Council approves synagogue's request for symbolic boundary

September 19, 2006

By Jeanette Steele​SIGN ON SAN DIEGOStaff Writer

September 19, 2006

After accusations and denials of anti-Semitism were thrown around at City Hall, a La Jolla synagogue will be allowed to create a symbolic boundary using city streets.

The San Diego City Council voted unanimously yesterday to support Congregation Adat Yeshurun, despite the concerns of opponents who said a religious symbol has no business in the public right of way and that it will encourage “resegregation” in a neighborhood with a history of discrimination against Jews.

Members of the Orthodox synagogue were overjoyed by the council decision.

“I can tell you personally that the impact on our families will be tremendous,” said David Kupferberg. “This is something that is life-changing.”

Opponents were passionate about their many objections, including the argument that the boundary, or eruv, would be an eyesore that detracts from the enjoyment of living in La Jolla.

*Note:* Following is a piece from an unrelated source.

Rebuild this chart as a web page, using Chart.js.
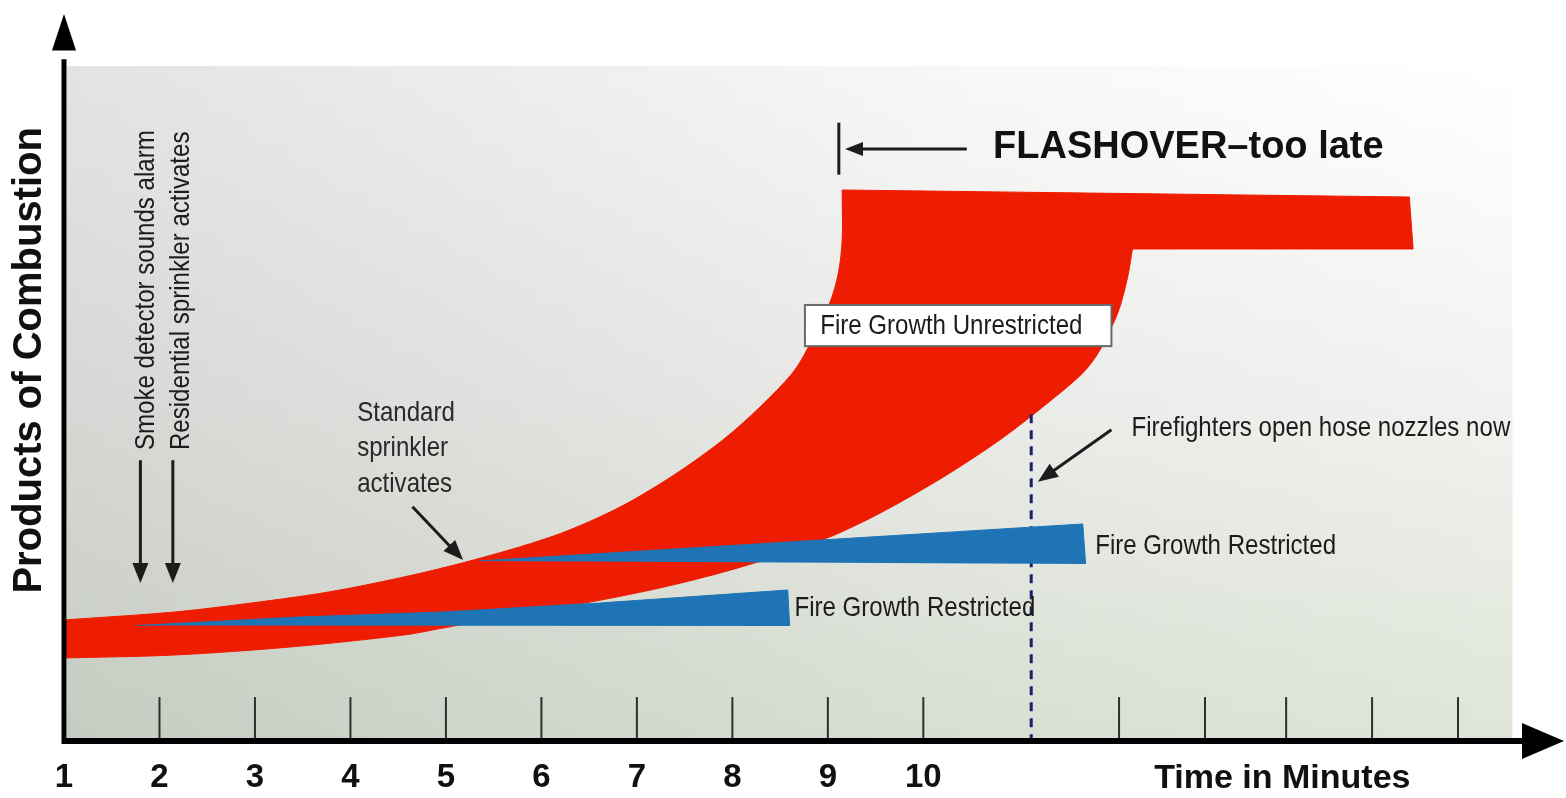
<!DOCTYPE html>
<html>
<head>
<meta charset="utf-8">
<title>Fire growth and sprinkler activation</title>
<script src="https://cdn.jsdelivr.net/npm/chart.js@4.4.1/dist/chart.umd.min.js"></script>
<style>
  html, body { margin: 0; padding: 0; background: #fff; }
  #wrap { width: 1566px; height: 798px; }
</style>
</head>
<body>
<div id="wrap"><canvas id="chart" width="1566" height="798"></canvas></div>
<script>
// x = time in minutes, y = products of combustion (0-100, arbitrary)

// ── Axis ticks ──────────────────────────────────────────────
const TICK_VALUES = [1, 2, 3, 4, 5, 6, 7, 8, 9, 10];
const TICK_LABELS = ['1', '2', '3', '4', '5', '6', '7', '8', '9', '10'];
const EXTRA_TICKS = [12.05, 12.95, 13.8, 14.7, 15.6];   // unlabelled

// ── Fire growth unrestricted (red band) ─────────────────────
// top edge, left to right (jumps up at flashover)
const unrestrictedTopX = [1.00, 2.16, 2.96, 3.77, 4.56, 5.17, 5.77, 6.20, 6.61, 6.96, 7.42, 7.90, 8.29, 8.63, 8.78, 9.02, 9.11, 9.15, 9.15, 15.09];
const unrestrictedTopY = [17.93, 19.11, 20.44, 22.07, 24.30, 26.37, 28.74, 30.74, 33.19, 35.70, 39.70, 44.59, 49.48, 54.52, 57.93, 64.89, 69.33, 74.22, 81.63, 80.59];
// bottom edge, left to right
const unrestrictedBottomX = [1.00, 2.16, 3.37, 4.56, 4.97, 5.78, 6.57, 7.24, 7.87, 8.50, 9.02, 9.55, 10.21, 10.80, 11.25, 11.67, 11.85, 12.04, 12.14, 12.19, 15.13];
const unrestrictedBottomY = [12.30, 12.74, 13.93, 15.70, 16.74, 18.81, 20.74, 22.67, 24.89, 27.56, 30.22, 33.78, 39.11, 44.59, 49.48, 54.52, 57.93, 63.56, 68.74, 72.89, 72.89];

// ── Fire growth restricted (blue wedges) ────────────────────
const residentialX = [1.76, 3.47, 4.97, 6.61, 8.58, 8.60];
const residentialY = [17.10, 18.37, 19.11, 20.44, 22.37, 17.04];
const standardX = [5.35, 11.67, 11.70];
const standardY = [26.67, 32.15, 26.22];

// ── Firefighters open hose nozzles (dotted line) ────────────
const hoseX = [11.13, 11.13];
const hoseY = [48.4, 0];

// ── Colours ─────────────────────────────────────────────────
const RED = '#ee1c00';
const BLUE = '#1f74b5';
const NAVY = '#1a1f6e';
const INK = '#1c1c1c';

const SANS = '"Liberation Sans", Arial, sans-serif';
const NARROW = 0.86;

function pts(xs, ys) {
    return xs.map((x, i) => ({ x, y: ys[i] }));
}

// closed outline: top edge forward, bottom edge back.
// a doubled point keeps the spline square at the flashover corners
const sharp = p => [p, { ...p }];
const topPts = pts(unrestrictedTopX, unrestrictedTopY);
const bottomPts = pts(unrestrictedBottomX, unrestrictedBottomY).reverse();
const unrestrictedShape = [
    ...topPts.slice(0, -2),
    ...topPts.slice(-2).flatMap(sharp),
    ...bottomPts.slice(0, 2).flatMap(sharp),
    ...bottomPts.slice(2),
];

// ── Drawing helpers ─────────────────────────────────────────
function text(ctx, str, x, y, o) {
    ctx.save();
    ctx.translate(x, y);
    if (o.rotate) ctx.rotate(o.rotate);
    ctx.scale(o.sx || 1, 1);
    ctx.font = o.font;
    ctx.fillStyle = o.color || INK;
    ctx.textAlign = o.align || 'left';
    ctx.textBaseline = 'middle';
    ctx.fillText(str, 0, 0);
    ctx.restore();
}

function arrow(ctx, x1, y1, x2, y2, head, half, width) {
    const a = Math.atan2(y2 - y1, x2 - x1);
    const c = Math.cos(a), s = Math.sin(a);
    ctx.lineWidth = width;
    ctx.beginPath();
    ctx.moveTo(x1, y1);
    ctx.lineTo(x2 - c * head * 0.8, y2 - s * head * 0.8);
    ctx.stroke();
    ctx.beginPath();
    ctx.moveTo(x2, y2);
    ctx.lineTo(x2 - c * head + s * half, y2 - s * head - c * half);
    ctx.lineTo(x2 - c * head - s * half, y2 - s * head + c * half);
    ctx.closePath();
    ctx.fill();
}

const decor = {
    id: 'decor',
    beforeDatasetsDraw(chart) {
        const { ctx, scales: { x, y } } = chart;
        const l = x.getPixelForValue(1.03), r = x.getPixelForValue(16.17);
        const t = y.getPixelForValue(100), b = y.getPixelForValue(0);
        ctx.save();
        const gv = ctx.createLinearGradient(0, t, 0, b);
        gv.addColorStop(0, '#ffffff');
        gv.addColorStop(0.5, '#f1f2ef');
        gv.addColorStop(1, '#dee5d8');
        ctx.fillStyle = gv;
        ctx.fillRect(l, t, r - l, b - t);
        const gh = ctx.createLinearGradient(l, 0, r, 0);
        gh.addColorStop(0, 'rgba(0,0,0,0.11)');
        gh.addColorStop(0.6, 'rgba(0,0,0,0.03)');
        gh.addColorStop(1, 'rgba(0,0,0,0)');
        ctx.fillStyle = gh;
        ctx.fillRect(l, t, r - l, b - t);
        ctx.restore();
    },
    afterDatasetsDraw(chart) {
        const { ctx, scales: { x, y } } = chart;
        const X = v => x.getPixelForValue(v);
        const Y = v => y.getPixelForValue(v);
        const x0 = X(1), y0 = Y(0);

        ctx.save();

        // tick marks
        ctx.lineWidth = 2;
        ctx.strokeStyle = '#2e2e2e';
        TICK_VALUES.slice(1).concat(EXTRA_TICKS).forEach(v => {
            ctx.beginPath();
            ctx.moveTo(X(v), Y(6.5));
            ctx.lineTo(X(v), y0);
            ctx.stroke();
        });

        // axes with arrow heads
        ctx.strokeStyle = '#000';
        ctx.fillStyle = '#000';
        ctx.lineWidth = 5;
        ctx.beginPath();
        ctx.moveTo(x0, y0 + 3);
        ctx.lineTo(x0, Y(101));
        ctx.stroke();
        ctx.beginPath();
        ctx.moveTo(x0, Y(107.7));
        ctx.lineTo(x0 - 12, Y(102.3));
        ctx.lineTo(x0 + 12, Y(102.3));
        ctx.closePath();
        ctx.fill();

        ctx.lineWidth = 6;
        ctx.beginPath();
        ctx.moveTo(x0 - 2, y0);
        ctx.lineTo(X(16.3), y0);
        ctx.stroke();
        ctx.beginPath();
        ctx.moveTo(X(16.71), y0);
        ctx.lineTo(X(16.27), y0 - 18);
        ctx.lineTo(X(16.27), y0 + 18);
        ctx.closePath();
        ctx.fill();

        // tick labels and axis titles
        TICK_VALUES.forEach((v, i) => {
            text(ctx, TICK_LABELS[i], X(v), Y(-5.5), { font: 'bold 33px ' + SANS, align: 'center', color: '#111' });
        });
        text(ctx, 'Time in Minutes', X(13.76), Y(-5.5), { font: 'bold 34px ' + SANS, align: 'center', color: '#111' });
        text(ctx, 'Products of Combustion', X(0.644), Y(56.4), { font: 'bold 40px ' + SANS, align: 'center', color: '#111', rotate: -Math.PI / 2 });

        // detector / residential sprinkler markers
        ctx.strokeStyle = INK;
        ctx.fillStyle = INK;
        arrow(ctx, X(1.80), Y(41.6), X(1.80), Y(23.4), 20, 8, 3);
        arrow(ctx, X(2.14), Y(41.6), X(2.14), Y(23.4), 20, 8, 3);
        const nf = '28px ' + SANS;
        text(ctx, 'Smoke detector sounds alarm', X(1.86), Y(43.1), { font: nf, sx: NARROW, rotate: -Math.PI / 2 });
        text(ctx, 'Residential sprinkler activates', X(2.225), Y(43.1), { font: nf, sx: NARROW, rotate: -Math.PI / 2 });

        // standard sprinkler
        ['Standard', 'sprinkler', 'activates'].forEach((s, i) => {
            text(ctx, s, X(4.07), Y([48.6, 43.3, 38.1][i]), { font: nf, sx: NARROW, color: '#2a2a2a' });
        });
        arrow(ctx, X(4.65), Y(34.7), X(5.18), Y(26.8), 20, 8, 3);

        // flashover
        ctx.lineWidth = 3;
        ctx.beginPath();
        ctx.moveTo(X(9.115), Y(91.6));
        ctx.lineTo(X(9.115), Y(83.9));
        ctx.stroke();
        arrow(ctx, X(10.455), Y(87.7), X(9.18), Y(87.7), 18, 7, 3);
        text(ctx, 'FLASHOVER\u2013too late', X(10.73), Y(87.85), { font: 'bold 38px ' + SANS, color: '#111' });

        // unrestricted label box
        const bl = X(8.76), br = X(11.97), bt = Y(64.6), bb = Y(58.5);
        ctx.fillStyle = '#fff';
        ctx.fillRect(bl, bt, br - bl, bb - bt);
        ctx.lineWidth = 2;
        ctx.strokeStyle = '#6a6a6a';
        ctx.strokeRect(bl, bt, br - bl, bb - bt);
        text(ctx, 'Fire Growth Unrestricted', X(8.92), Y(61.5), { font: nf, sx: NARROW });

        // firefighters
        ctx.strokeStyle = INK;
        ctx.fillStyle = INK;
        text(ctx, 'Firefighters open hose nozzles now', X(12.18), Y(46.4), { font: nf, sx: NARROW });
        arrow(ctx, X(11.97), Y(46.1), X(11.20), Y(38.4), 20, 8, 3);

        // restricted labels
        text(ctx, 'Fire Growth Restricted', X(11.80), Y(28.9), { font: nf, sx: NARROW });
        text(ctx, 'Fire Growth Restricted', X(8.65), Y(19.6), { font: nf, sx: NARROW });

        ctx.restore();
    },
};

new Chart(document.getElementById('chart'), {
    type: 'line',
    data: {
        datasets: [
            {
                label: 'Fire Growth Restricted (standard sprinkler)',
                data: pts(standardX, standardY),
                borderColor: BLUE, backgroundColor: BLUE, borderWidth: 1,
                fill: 'shape', order: 1,
            },
            {
                label: 'Fire Growth Restricted (residential sprinkler)',
                data: pts(residentialX, residentialY),
                borderColor: BLUE, backgroundColor: BLUE, borderWidth: 1,
                fill: 'shape', order: 1,
            },
            {
                label: 'Firefighters open hose nozzles',
                data: pts(hoseX, hoseY),
                borderColor: NAVY, borderWidth: 3, borderDash: [9, 7],
                fill: false, order: 2,
            },
            {
                label: 'Fire Growth Unrestricted',
                data: unrestrictedShape,
                borderColor: RED, backgroundColor: RED, borderWidth: 1,
                tension: 0.3,
                fill: 'shape', order: 3,
            },
        ],
    },
    options: {
        responsive: false,
        animation: false,
        layout: { padding: { left: 64, right: 2, top: 12, bottom: 57 } },
        scales: {
            x: { type: 'linear', min: 1, max: 16.71, display: false },
            y: { type: 'linear', min: 0, max: 108, display: false },
        },
        elements: {
            point: { radius: 0, hoverRadius: 0 },
            line: { tension: 0, capBezierPoints: false },
        },
        plugins: {
            legend: { display: false },
            tooltip: { enabled: false },
        },
    },
    plugins: [decor],
});
</script>
</body>
</html>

“Why should a resident have to look out their windows and within 3 to 6 feet see eruv lines, adapters or reflectors that are only used by a specific religious group?” said Misti Coleman of La Jolla.

Congregation Adat Yeshurun will start work as soon as possible on the boundary, which will encircle about 8 square miles of La Jolla and University City. Parts of it will consist of a clear, 20-foot-high wire that looks like fishing line.

Orthodox Jews’ religious beliefs prohibit them from carrying anything outside the home during the Sabbath, from sundown Friday to sundown Saturday.

That means 285 families who attend the synagogue on La Jolla Scenic Drive can’t carry their children or push a wheelchair en route to Sabbath services, they say.

Eruvs help observant Orthodox Jews by symbolically extending the area they consider “home” to mean public space within the boundary. An eruv allows synagogue members to push their children in strollers, walk with a cane or carry food to a friend’s home for Sabbath dinner.

More than 100 U.S. cities have allowed eruvs for their more traditional Jewish residents, including Los Angeles and New York. In Washington, D.C., the White House and the Supreme Court building sit within an eruv.

The concept has stirred controversy in some cities. In Tenafly, N.J., the issue went to a federal appeals court before the city allowed an eruv that had been erected without permits.

A College Area synagogue was the first in San Diego to erect an eruv after the City Council passed an ordinance in 2001 allowing the wires in the public right of way. Chabad of University City received approval in June to erect a boundary, but construction has not begun.

The San Diego Planning Commission granted Congregation Adat Yeshurun permission for an eruv in June, but the La Jolla Shores Association appealed the decision.

Association chairwoman Sherri Lightner told the City Council that the public right of way shouldn’t be used by private groups without taxpayer compensation.

Lightner said another concern is risk to pedestrians should a wire break and fall. She also argued that it is wrong to erect wires when the city is working to place La Jolla utility lines underground.

Councilman Jim Madaffer said the arguments of people testifying against the eruv smacked of anti-Semitism.

“I just think there are people in La Jolla that simply still don’t like folks of the Jewish faith,” Madaffer said, adding later, “All I can say is get over it.”

Madaffer and some synagogue members also pointed out that at one time La Jolla property restrictions didn’t allow Jews to buy homes there.

Council President Scott Peters, who represents La Jolla, defended theeruv opponents.

“I don’t want to suggest that I agree that’s what’s animating this discussion,” Peters said.

“It’s not fair to say nothing’s changed in La Jolla since … 1973. If you look at the list of community leaders in La Jolla, Jewish leaders are prominent on that list.”

The La Jolla eruv proposal calls for about 4,700 feet of monofilament line, mostly at intersections where the boundary line needs to cross a street. The rest of the demarcation would use “natural” boundaries, such as existing fences. Six new stop sign-style poles would need to be installed, five existing ones would be replaced and two poles would be extended.

San Diego is possibly the first city to make eruvs include reflective strips of tape to alert birds to the wires. Beth Jacob Congregation in the College Area was required to use the strips. The City Council told the La Jolla synagogue yesterday that it can hold off until someone shows proof that the eruv wire is harmful to wildlife.